> **Task goal**: Only the lines between the line holding "Reproduce this chart" and the line holding "from matplotlib.lines import Line2D", both of those included, should be copied exactly; drop the pictures.

> **The records**:

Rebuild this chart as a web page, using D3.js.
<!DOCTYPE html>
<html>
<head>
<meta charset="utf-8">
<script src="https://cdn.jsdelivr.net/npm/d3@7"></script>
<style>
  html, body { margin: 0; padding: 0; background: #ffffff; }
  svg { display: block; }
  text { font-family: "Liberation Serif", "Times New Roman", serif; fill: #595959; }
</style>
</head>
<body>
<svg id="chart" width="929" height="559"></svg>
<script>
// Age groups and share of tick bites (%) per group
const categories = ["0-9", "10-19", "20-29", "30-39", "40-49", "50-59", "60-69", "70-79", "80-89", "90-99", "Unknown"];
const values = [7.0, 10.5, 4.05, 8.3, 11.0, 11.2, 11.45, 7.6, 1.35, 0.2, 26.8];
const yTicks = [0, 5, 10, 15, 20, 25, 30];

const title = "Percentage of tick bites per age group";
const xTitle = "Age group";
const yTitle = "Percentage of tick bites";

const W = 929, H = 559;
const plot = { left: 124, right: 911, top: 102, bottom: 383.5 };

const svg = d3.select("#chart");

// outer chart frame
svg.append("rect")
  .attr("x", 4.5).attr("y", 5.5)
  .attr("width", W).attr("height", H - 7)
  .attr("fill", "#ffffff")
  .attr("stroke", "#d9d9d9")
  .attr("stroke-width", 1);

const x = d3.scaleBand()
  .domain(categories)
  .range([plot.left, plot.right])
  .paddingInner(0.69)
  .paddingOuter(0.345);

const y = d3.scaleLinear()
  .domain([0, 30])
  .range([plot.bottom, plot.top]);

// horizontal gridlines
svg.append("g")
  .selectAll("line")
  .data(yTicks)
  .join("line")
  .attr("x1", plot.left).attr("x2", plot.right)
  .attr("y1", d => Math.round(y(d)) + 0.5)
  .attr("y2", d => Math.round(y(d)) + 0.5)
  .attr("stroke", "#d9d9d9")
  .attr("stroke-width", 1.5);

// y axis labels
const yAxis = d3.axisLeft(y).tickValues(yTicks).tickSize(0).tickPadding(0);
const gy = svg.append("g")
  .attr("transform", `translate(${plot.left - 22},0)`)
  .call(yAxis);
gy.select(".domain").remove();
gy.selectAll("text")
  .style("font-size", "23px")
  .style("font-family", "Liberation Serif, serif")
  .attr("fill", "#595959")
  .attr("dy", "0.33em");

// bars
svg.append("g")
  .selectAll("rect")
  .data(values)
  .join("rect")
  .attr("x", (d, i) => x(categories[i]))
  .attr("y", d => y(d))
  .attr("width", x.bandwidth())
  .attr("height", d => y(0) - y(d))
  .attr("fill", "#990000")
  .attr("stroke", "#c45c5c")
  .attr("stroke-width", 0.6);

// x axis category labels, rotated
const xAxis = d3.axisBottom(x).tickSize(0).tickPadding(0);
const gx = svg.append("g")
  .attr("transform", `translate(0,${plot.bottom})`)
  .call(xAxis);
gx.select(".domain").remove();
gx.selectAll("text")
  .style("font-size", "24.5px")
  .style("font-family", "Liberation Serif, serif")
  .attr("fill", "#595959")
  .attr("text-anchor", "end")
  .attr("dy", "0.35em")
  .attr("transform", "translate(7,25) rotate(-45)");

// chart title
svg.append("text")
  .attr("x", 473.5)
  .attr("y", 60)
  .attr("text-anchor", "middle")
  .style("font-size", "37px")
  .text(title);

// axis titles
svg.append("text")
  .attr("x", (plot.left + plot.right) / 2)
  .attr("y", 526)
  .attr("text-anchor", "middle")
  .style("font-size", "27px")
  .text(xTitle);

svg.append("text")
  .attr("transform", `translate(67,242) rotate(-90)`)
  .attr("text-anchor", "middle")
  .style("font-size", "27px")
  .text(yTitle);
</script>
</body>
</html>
--
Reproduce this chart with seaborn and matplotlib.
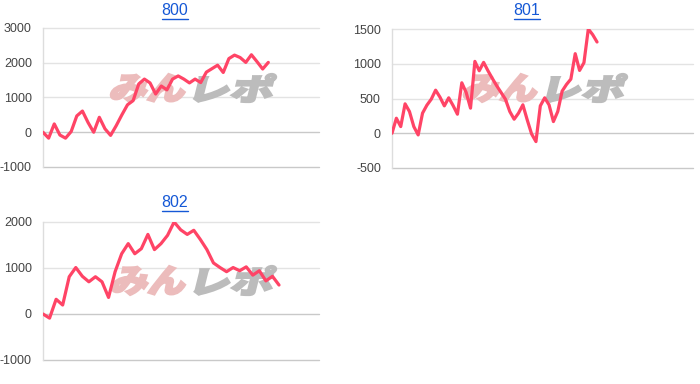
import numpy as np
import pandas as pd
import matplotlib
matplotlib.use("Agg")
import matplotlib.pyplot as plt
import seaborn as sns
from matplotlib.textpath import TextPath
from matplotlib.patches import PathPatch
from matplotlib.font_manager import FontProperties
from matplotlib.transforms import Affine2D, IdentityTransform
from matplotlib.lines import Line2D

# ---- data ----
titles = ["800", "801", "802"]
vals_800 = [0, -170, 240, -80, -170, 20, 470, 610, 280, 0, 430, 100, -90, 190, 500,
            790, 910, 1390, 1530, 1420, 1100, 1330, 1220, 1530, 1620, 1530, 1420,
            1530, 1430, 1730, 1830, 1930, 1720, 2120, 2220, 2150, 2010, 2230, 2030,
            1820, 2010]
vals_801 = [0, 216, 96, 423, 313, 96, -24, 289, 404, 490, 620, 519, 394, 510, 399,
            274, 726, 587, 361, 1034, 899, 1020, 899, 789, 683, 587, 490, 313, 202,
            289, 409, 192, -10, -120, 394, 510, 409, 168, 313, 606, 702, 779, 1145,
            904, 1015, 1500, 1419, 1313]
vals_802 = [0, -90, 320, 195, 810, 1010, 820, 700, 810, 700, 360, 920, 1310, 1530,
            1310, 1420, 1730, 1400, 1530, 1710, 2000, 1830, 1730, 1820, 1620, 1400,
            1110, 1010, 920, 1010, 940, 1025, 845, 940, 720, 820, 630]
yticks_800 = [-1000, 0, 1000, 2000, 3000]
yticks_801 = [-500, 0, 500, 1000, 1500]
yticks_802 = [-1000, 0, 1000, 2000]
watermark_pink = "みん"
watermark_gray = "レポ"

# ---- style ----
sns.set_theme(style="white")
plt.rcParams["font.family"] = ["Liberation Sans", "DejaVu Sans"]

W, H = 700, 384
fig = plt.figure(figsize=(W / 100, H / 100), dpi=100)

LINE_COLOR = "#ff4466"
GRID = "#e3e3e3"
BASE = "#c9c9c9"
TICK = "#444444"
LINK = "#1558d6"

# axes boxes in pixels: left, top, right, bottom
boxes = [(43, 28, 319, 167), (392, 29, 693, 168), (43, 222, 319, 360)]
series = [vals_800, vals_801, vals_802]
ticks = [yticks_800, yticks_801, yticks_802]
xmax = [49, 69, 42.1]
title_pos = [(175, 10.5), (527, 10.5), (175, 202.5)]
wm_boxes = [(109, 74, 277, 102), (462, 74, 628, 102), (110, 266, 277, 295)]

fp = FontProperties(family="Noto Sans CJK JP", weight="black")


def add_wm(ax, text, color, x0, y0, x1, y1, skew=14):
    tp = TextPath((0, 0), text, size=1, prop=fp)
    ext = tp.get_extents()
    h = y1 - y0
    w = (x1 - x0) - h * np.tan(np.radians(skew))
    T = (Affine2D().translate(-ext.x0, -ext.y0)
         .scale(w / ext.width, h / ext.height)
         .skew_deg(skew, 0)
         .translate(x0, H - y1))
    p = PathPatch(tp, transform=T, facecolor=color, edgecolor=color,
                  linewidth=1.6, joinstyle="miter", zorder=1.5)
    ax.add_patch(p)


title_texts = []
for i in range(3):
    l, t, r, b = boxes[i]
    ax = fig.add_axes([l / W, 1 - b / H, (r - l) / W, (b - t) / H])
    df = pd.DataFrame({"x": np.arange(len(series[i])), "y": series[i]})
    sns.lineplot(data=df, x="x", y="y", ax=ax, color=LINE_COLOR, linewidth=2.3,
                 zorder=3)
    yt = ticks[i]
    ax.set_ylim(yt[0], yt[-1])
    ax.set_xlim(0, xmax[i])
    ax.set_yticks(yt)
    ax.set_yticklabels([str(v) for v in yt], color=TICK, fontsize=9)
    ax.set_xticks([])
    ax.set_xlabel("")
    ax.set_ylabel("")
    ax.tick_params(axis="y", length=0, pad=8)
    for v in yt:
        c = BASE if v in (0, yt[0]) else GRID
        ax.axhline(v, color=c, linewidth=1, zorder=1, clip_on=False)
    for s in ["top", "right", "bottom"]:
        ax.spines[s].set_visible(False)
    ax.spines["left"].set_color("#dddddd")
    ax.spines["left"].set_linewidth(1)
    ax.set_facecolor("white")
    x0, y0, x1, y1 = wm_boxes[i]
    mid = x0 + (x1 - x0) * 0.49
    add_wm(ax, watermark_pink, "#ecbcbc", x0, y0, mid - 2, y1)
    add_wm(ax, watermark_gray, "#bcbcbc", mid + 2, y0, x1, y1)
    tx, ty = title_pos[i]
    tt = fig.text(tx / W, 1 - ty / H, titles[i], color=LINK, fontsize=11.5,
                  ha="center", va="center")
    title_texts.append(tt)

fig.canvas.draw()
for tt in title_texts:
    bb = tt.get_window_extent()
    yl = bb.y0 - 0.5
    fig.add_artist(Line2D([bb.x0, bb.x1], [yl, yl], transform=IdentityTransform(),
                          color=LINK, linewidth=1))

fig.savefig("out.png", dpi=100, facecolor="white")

> **Answer to the exercise**:
Reproduce this chart with seaborn and matplotlib.
import numpy as np
import pandas as pd
import matplotlib
matplotlib.use("Agg")
import matplotlib.pyplot as plt
import seaborn as sns
from matplotlib.textpath import TextPath
from matplotlib.patches import PathPatch
from matplotlib.font_manager import FontProperties
from matplotlib.transforms import Affine2D, IdentityTransform
from matplotlib.lines import Line2D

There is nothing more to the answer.